Source: Keith Allison / Flickr

Source: Keith Allison / Flickr

Before anyone freaks out — LeBron James is not going to abstain from professional basketball in the midst of the NBA Playoffs. That is not a reasonable expectation, and don’t think that. It’s bad enough just to ponder the idea because, even if you’re not a fan of the Heat or of LeBron, he’s still the best player on earth, and watching someone that good at anything is always rewarding. But, of course, the Donald Sterling episode is a ultimately more important than whether Miami can come away with a third championship in as many years.

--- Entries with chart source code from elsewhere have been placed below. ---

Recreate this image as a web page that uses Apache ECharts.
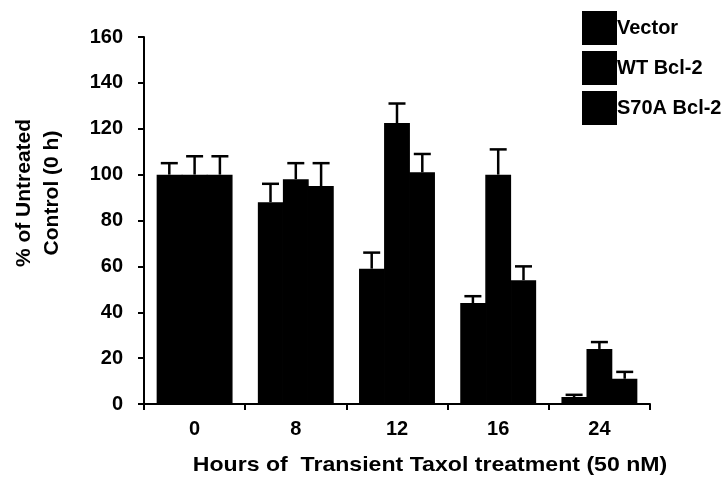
<!DOCTYPE html>
<html>
<head>
<meta charset="utf-8">
<script src="https://cdn.jsdelivr.net/npm/echarts@6/dist/echarts.min.js"></script>
<style>html,body{margin:0;padding:0;background:#fff;}#c{width:726px;height:480px;}</style>
</head>
<body>
<div id="c"></div>
<script>
var categories = ['0', '8', '12', '16', '24'];
var seriesNames = ['Vector', 'WT Bcl-2', 'S70A Bcl-2'];
var vectorVals = [100, 88, 59, 44, 3];
var vectorUpper = [105, 96, 66, 47, 4];
var wtVals = [100, 98, 122.5, 100, 24];
var wtUpper = [108, 105, 131, 111, 27];
var s70aVals = [100, 95, 101, 54, 11];
var s70aUpper = [108, 105, 109, 60, 14];
var yTicks = [0, 20, 40, 60, 80, 100, 120, 140, 160];

var FONT = '"Liberation Sans", Arial, Helvetica, sans-serif';
var chart = echarts.init(document.getElementById('c'), null, {renderer: 'canvas'});

var vals = [vectorVals, wtVals, s70aVals];
var ups = [vectorUpper, wtUpper, s70aUpper];
var series = [];
seriesNames.forEach(function (name, si) {
  series.push({
    name: name,
    type: 'bar',
    data: vals[si],
    barGap: '-3%',
    barCategoryGap: '25%',
    itemStyle: {color: '#000', borderColor: '#000', borderWidth: 1.5},
    z: 2
  });
});
seriesNames.forEach(function (name, si) {
  var data = categories.map(function (c, i) { return [i, vals[si][i], ups[si][i]]; });
  series.push({
    type: 'custom',
    name: name + ' err',
    data: data,
    z: 3,
    encode: {x: 0, y: [1, 2]},
    renderItem: function (params, api) {
      var idx = api.value(0);
      var bw = api.size([1, 0])[0] * 0.75 / 3;
      var base = api.coord([idx, api.value(1)]);
      var top = api.coord([idx, api.value(2)]);
      var x = base[0] + (si - 1) * bw;
      var half = 8.5;
      return {
        type: 'group',
        children: [
          {type: 'line', shape: {x1: x, y1: base[1], x2: x, y2: top[1]}, style: {stroke: '#000', lineWidth: 2.5}},
          {type: 'line', shape: {x1: x - half, y1: top[1], x2: x + half, y2: top[1]}, style: {stroke: '#000', lineWidth: 2.5}}
        ]
      };
    }
  });
});

chart.setOption({
  animation: false,
  backgroundColor: '#fff',
  grid: {left: 144, right: 76, top: 37, bottom: 76, containLabel: false},
  legend: {
    data: seriesNames,
    orient: 'vertical',
    left: 577, top: 6,
    itemWidth: 33, itemHeight: 32, itemGap: 6,
    icon: 'rect',
    textStyle: {fontFamily: FONT, fontWeight: 'bold', fontSize: 20, color: '#000', padding: [0, 0, 0, -4]}
  },
  xAxis: {
    type: 'category',
    data: categories,
    axisLine: {lineStyle: {color: '#000', width: 2}},
    axisTick: {show: true, length: 6, lineStyle: {color: '#000', width: 2}},
    axisLabel: {fontFamily: FONT, fontWeight: 'bold', fontSize: 20, color: '#000', margin: 15}
  },
  yAxis: {
    type: 'value',
    min: yTicks[0], max: yTicks[yTicks.length - 1], interval: 20,
    splitLine: {show: false},
    axisLine: {show: true, lineStyle: {color: '#000', width: 2}},
    axisTick: {show: true, length: 6, lineStyle: {color: '#000', width: 2}},
    axisLabel: {fontFamily: FONT, fontWeight: 'bold', fontSize: 20, color: '#000', margin: 21}
  },
  graphic: [
    {type: 'text', x: 38, y: 193, rotation: Math.PI / 2,
     style: {text: '% of Untreated\nControl (0 h)', font: 'bold 21px ' + FONT, fill: '#000', align: 'center', verticalAlign: 'middle', lineHeight: 28}},
    {type: 'text', x: 430, y: 465, scaleX: 1.1,
     style: {text: 'Hours of  Transient Taxol treatment (50 nM)', font: 'bold 21px ' + FONT, fill: '#000', align: 'center', verticalAlign: 'middle'}}
  ],
  series: series
});
</script>
</body>
</html>
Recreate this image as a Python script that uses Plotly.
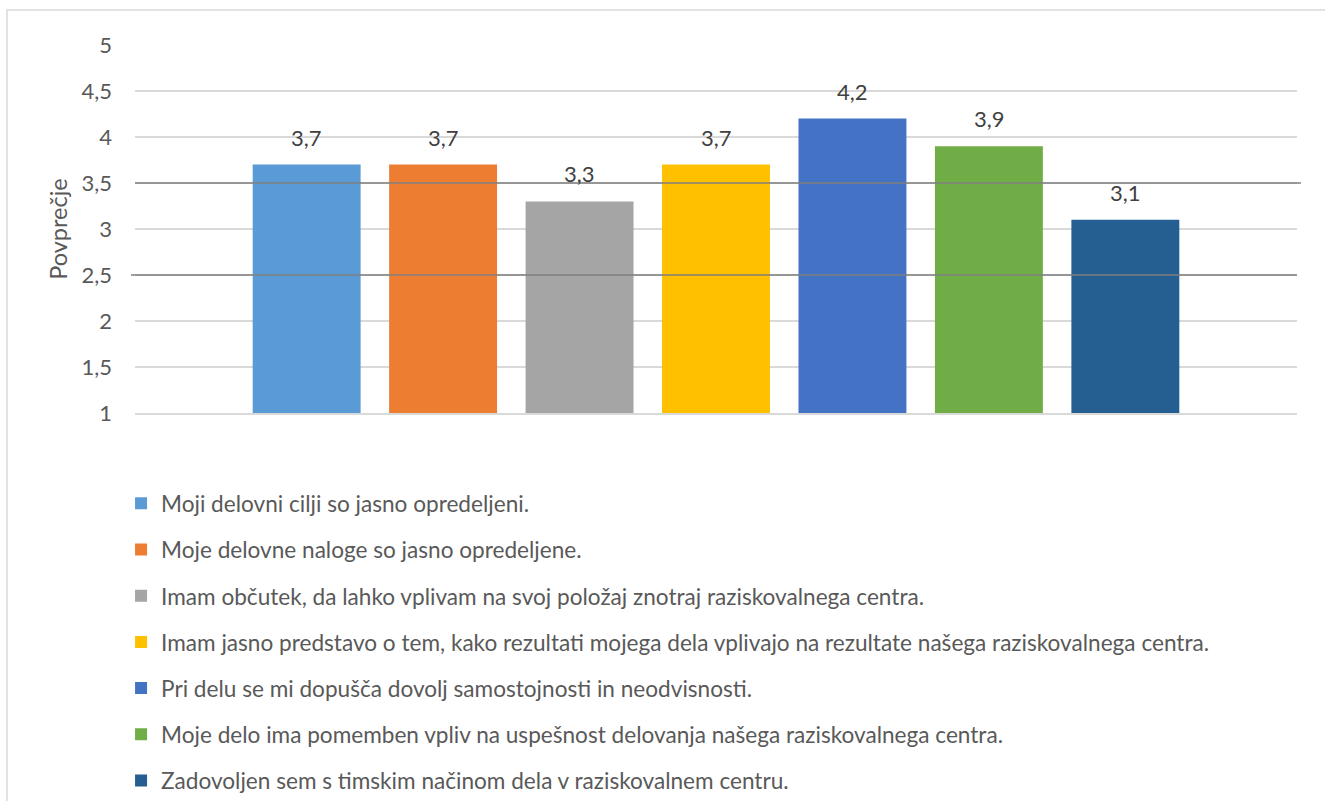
import plotly.graph_objects as go

categories = ["Trditve"]
series_names = [
    "Moji delovni cilji so jasno opredeljeni.",
    "Moje delovne naloge so jasno opredeljene.",
    "Imam občutek, da lahko vplivam na svoj položaj znotraj raziskovalnega centra.",
    "Imam jasno predstavo o tem, kako rezultati mojega dela vplivajo na rezultate našega raziskovalnega centra.",
    "Pri delu se mi dopušča dovolj samostojnosti in neodvisnosti.",
    "Moje delo ima pomemben vpliv na uspešnost delovanja našega raziskovalnega centra.",
    "Zadovoljen sem s timskim načinom dela v raziskovalnem centru.",
]
values = [3.7, 3.7, 3.3, 3.7, 4.2, 3.9, 3.1]
colors = ["#5B9BD5", "#ED7D31", "#A5A5A5", "#FFC000", "#4472C4", "#70AD47", "#255E91"]
y_ticks = [1, 1.5, 2, 2.5, 3, 3.5, 4, 4.5, 5]
ref_lines = [2.5, 3.5]

FONT = "Lato"
TXT = "#595959"
FS = 22

fig = go.Figure()
for i, (name, v, c) in enumerate(zip(series_names, values, colors)):
    fig.add_trace(go.Bar(
        x=categories, y=[v], name=name, marker_color=c, marker_line_width=0,
        legendgroup=f"g{i}", hoverinfo="y+name",
    ))

W, H = 1325, 801
L, R, T, B = 135, 28, 45, 388
pw = W - L - R
ph = H - T - B
slot_px = 136.5

annotations = []
n = len(values)
for i, v in enumerate(values):
    annotations.append(dict(
        x=categories[0], y=v, xref="x", yref="y",
        text=f"{v:.1f}".replace(".", ","), showarrow=False,
        xshift=(i - (n - 1) / 2) * slot_px, yshift=12, yanchor="bottom",
        font=dict(family=FONT, size=FS, color="#404040"),
    ))

shapes = []
for j, yv in enumerate(ref_lines):
    shapes.append(dict(
        type="line", xref="paper", yref="y",
        x0=(-4 / pw) if j == 0 else 0, x1=1 if j == 0 else 1 + 4 / pw,
        y0=yv, y1=yv, line=dict(color="#7F7F7F", width=1.5), layer="above",
    ))
# outer chart border
shapes.append(dict(
    type="rect", xref="paper", yref="paper",
    x0=(7 - L) / pw, x1=(W + 10 - L) / pw,
    y0=(H - B - (H + 10)) / ph, y1=(H - B - 10) / ph,
    line=dict(color="#D9D9D9", width=1.5), fillcolor="rgba(0,0,0,0)", layer="below",
))

fig.update_layout(
    width=W, height=H,
    margin=dict(l=L, r=R, t=T, b=B, autoexpand=False),
    paper_bgcolor="white", plot_bgcolor="white",
    barmode="group", bargap=0.178, bargroupgap=0.209,
    separators=",.",
    font=dict(family=FONT, size=FS, color=TXT),
    showlegend=True,
    legend=dict(
        x=-0.012, y=-0.188, xanchor="left", yanchor="top", xref="paper", yref="paper",
        orientation="v", font=dict(family=FONT, size=22.6, color=TXT),
        tracegroupgap=13.8, itemclick=False, itemdoubleclick=False,
        bgcolor="rgba(0,0,0,0)",
    ),
    xaxis=dict(type="category", range=[-0.5, 0.5], showticklabels=False,
               showgrid=False, zeroline=False,
               showline=True, linecolor="#D9D9D9", linewidth=1.5, fixedrange=True),
    yaxis=dict(
        range=[1, 5], tickvals=y_ticks, tickformat=".1~f",
        showgrid=True, gridcolor="#D9D9D9", gridwidth=1.5, zeroline=False,
        showline=False, ticks="", ticklabelstandoff=22,
        tickfont=dict(family=FONT, size=FS, color=TXT),
        title=dict(text="Povprečje", standoff=7,
                   font=dict(family=FONT, size=23.5, color=TXT)),
        fixedrange=True,
    ),
    annotations=annotations, shapes=shapes,
)

fig.write_html(
    "out.html",
    config={"displayModeBar": False},
    post_script="document.body.style.margin='0';document.body.style.padding='0';",
)
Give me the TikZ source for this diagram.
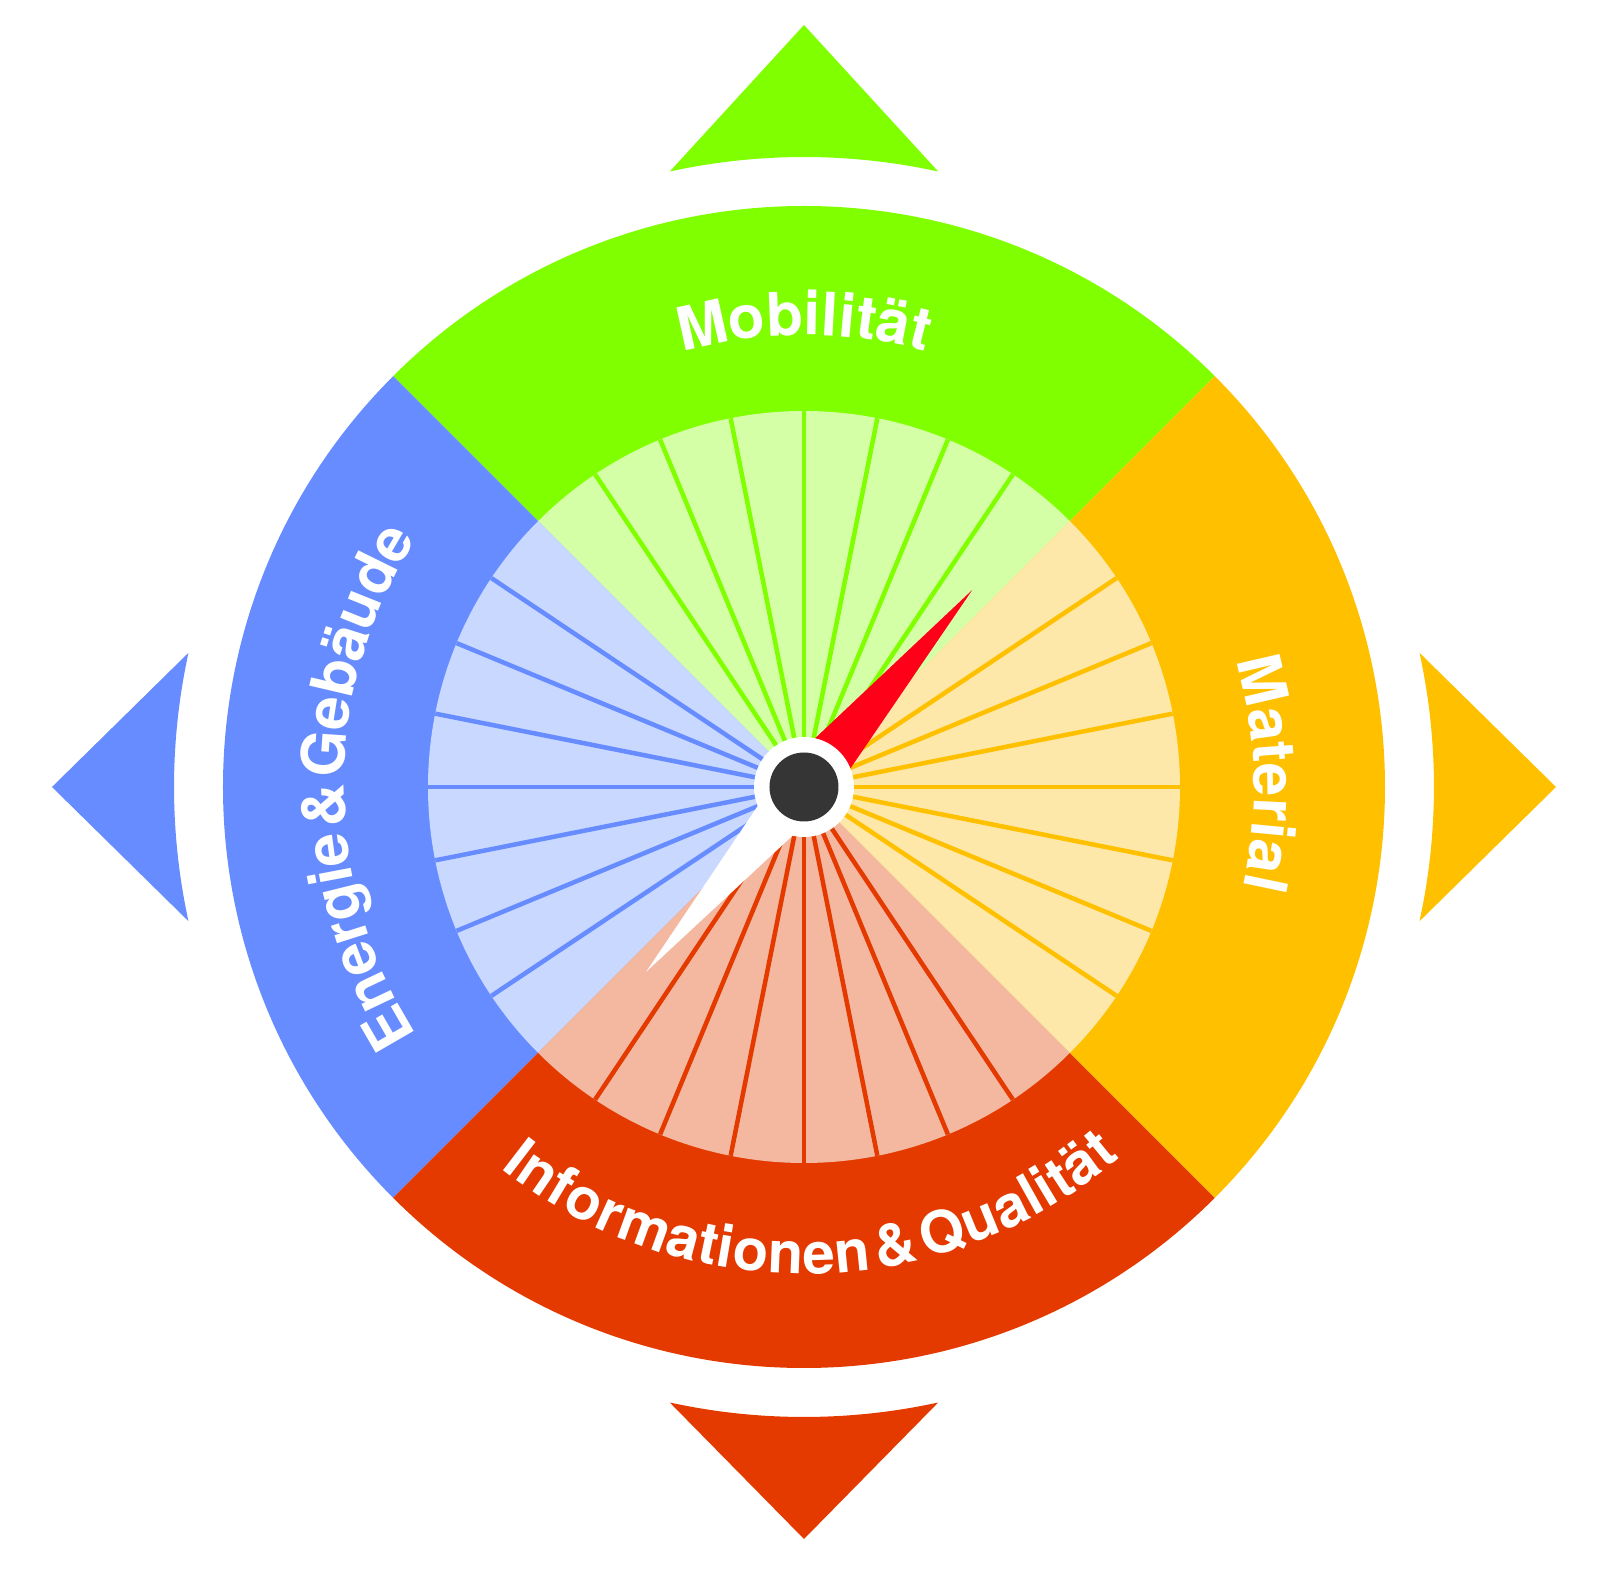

As far as implications go, though, this is a big one. The NBA was so quick to lay the hammer down on Sterling because of the increased visibility of a title-contending Clippers team, the stardom of Chris Paul and Blake Griffin, and the undeniable nature of the phone calls. Unlike a court case, this was raw data confirming what most NBA fans knew for years — that Donald Sterling was, to put it mildly, an exceptionally unsavory person. The league tolerated him for so long because he was largely out of sight and mind for the average NBA fan. That was not the case in regards to the leaked phone calls.

In the teaser for tonight’s episode of Jim Rome on Showtime (which is Jim Rome’s television show on the Showtime network, to the surprise of no one), Roger Mason III, a former Heat wing and current NBA Player’s Association second in command, told Rome that LeBron “ain’t playing [next season] if Sterling is still the owner.”

Well, according to USA Today, the full quote from Mason is as follows: “if it’s not handled by … the start of next season, I don’t see how we’re playing basketball. I was just in the locker room with LeBron. At the end of the day, you know we have leaders, we have player reps, we’ve got executive committee members. … Leaders of the teams, they’re all saying the same thing: ‘If this man is still in place, we ain’t playing.’” And that’s significantly larger than just LeBron.

While James is the best player in the NBA, his true leverage in this situation has less to do with him avoiding the game as a singular entity as much as his status as the face of the players, who’ve got the best chance at effecting change by simply refusing to play basketball until Sterling is out. This puts the other twenty-nine owners in a very precarious position, because nothing loses them money faster than a league full of players who won’t perform.

LeBron’s next scheduled meeting with the media will be on Wednesday before Game 5 against the Nets — his social media platforms have been turned off for the postseason.